[Records with drawing code]
>>>

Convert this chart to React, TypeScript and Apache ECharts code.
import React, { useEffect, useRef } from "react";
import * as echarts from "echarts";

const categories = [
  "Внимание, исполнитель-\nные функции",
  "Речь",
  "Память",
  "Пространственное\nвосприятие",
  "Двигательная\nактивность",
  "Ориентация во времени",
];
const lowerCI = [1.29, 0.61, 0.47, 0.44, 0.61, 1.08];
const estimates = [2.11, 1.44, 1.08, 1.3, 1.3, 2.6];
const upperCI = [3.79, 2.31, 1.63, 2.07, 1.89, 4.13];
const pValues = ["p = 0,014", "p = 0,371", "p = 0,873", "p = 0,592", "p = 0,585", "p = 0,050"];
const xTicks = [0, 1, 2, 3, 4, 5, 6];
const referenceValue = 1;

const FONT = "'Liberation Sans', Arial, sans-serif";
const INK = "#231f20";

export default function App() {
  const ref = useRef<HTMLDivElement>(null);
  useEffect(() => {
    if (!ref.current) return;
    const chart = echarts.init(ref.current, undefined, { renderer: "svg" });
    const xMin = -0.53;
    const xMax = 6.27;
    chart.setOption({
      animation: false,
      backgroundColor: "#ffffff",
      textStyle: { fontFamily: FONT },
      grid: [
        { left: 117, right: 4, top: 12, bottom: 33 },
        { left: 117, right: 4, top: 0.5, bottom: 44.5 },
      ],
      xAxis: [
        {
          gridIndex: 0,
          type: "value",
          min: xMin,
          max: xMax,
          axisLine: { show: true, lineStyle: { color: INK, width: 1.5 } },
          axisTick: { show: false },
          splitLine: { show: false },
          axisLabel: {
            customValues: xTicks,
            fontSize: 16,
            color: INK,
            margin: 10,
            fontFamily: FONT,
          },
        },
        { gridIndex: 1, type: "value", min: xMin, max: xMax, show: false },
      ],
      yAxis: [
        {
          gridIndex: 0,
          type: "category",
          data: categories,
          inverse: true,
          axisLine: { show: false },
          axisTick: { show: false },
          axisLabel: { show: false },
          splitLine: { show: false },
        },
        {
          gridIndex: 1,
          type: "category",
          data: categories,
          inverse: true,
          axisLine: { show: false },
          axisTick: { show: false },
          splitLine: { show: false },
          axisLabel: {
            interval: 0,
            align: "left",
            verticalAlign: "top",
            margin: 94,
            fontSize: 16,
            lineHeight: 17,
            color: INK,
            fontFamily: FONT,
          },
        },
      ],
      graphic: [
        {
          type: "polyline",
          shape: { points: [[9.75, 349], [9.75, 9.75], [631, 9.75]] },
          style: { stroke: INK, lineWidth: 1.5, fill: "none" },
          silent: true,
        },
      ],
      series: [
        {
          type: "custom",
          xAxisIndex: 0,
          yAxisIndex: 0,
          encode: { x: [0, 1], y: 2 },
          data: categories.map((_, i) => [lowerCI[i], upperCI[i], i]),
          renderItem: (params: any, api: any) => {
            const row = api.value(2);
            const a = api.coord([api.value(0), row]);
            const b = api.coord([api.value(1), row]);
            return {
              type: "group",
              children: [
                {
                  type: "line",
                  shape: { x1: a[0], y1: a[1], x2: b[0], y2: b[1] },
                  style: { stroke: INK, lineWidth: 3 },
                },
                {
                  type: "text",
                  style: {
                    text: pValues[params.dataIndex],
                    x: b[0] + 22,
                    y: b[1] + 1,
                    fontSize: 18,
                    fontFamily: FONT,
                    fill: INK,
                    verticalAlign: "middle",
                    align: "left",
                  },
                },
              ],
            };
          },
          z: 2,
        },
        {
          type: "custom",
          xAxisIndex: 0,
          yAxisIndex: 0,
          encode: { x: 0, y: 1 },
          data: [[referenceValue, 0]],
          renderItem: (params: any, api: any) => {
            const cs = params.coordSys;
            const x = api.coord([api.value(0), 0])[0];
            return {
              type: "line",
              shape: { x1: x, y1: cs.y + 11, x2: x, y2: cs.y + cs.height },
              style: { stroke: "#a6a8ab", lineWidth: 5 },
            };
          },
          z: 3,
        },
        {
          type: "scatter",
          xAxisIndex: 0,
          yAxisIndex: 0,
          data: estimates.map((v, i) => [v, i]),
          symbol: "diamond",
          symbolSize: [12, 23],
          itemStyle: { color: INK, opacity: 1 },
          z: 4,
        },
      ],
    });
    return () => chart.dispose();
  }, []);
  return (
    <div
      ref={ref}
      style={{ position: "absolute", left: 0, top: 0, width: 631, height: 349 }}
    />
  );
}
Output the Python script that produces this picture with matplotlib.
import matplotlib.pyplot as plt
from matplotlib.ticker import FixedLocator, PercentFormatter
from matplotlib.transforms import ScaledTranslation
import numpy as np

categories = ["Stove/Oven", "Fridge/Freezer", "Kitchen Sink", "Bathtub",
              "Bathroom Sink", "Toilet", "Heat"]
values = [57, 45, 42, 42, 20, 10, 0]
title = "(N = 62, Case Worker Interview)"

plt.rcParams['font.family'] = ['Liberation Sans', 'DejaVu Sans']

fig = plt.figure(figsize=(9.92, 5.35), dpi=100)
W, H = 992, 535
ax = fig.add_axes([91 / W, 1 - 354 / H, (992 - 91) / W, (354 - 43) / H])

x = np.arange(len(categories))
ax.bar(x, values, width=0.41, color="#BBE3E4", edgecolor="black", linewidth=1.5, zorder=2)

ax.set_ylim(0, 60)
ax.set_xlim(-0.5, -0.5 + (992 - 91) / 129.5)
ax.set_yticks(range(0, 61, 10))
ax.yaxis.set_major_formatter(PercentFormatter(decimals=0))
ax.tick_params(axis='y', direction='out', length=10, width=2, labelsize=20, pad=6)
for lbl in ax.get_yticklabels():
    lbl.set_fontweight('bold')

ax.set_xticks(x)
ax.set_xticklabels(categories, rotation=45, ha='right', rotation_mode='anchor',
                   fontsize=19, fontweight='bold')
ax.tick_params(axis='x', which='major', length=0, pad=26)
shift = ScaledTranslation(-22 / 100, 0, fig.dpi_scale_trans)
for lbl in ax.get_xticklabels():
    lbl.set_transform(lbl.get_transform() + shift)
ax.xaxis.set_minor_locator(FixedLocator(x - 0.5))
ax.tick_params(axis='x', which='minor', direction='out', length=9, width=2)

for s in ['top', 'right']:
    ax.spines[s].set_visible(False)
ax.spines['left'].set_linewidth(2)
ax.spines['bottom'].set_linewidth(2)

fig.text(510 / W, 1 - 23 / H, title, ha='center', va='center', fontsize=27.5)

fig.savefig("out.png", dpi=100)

<<<

YOUR INSTRUCTIONS
Extract every line from the records above that contains the word "React".

SOLUTION TO THIS EXERCISE
Convert this chart to React, TypeScript and Apache ECharts code.
import React, { useEffect, useRef } from "react";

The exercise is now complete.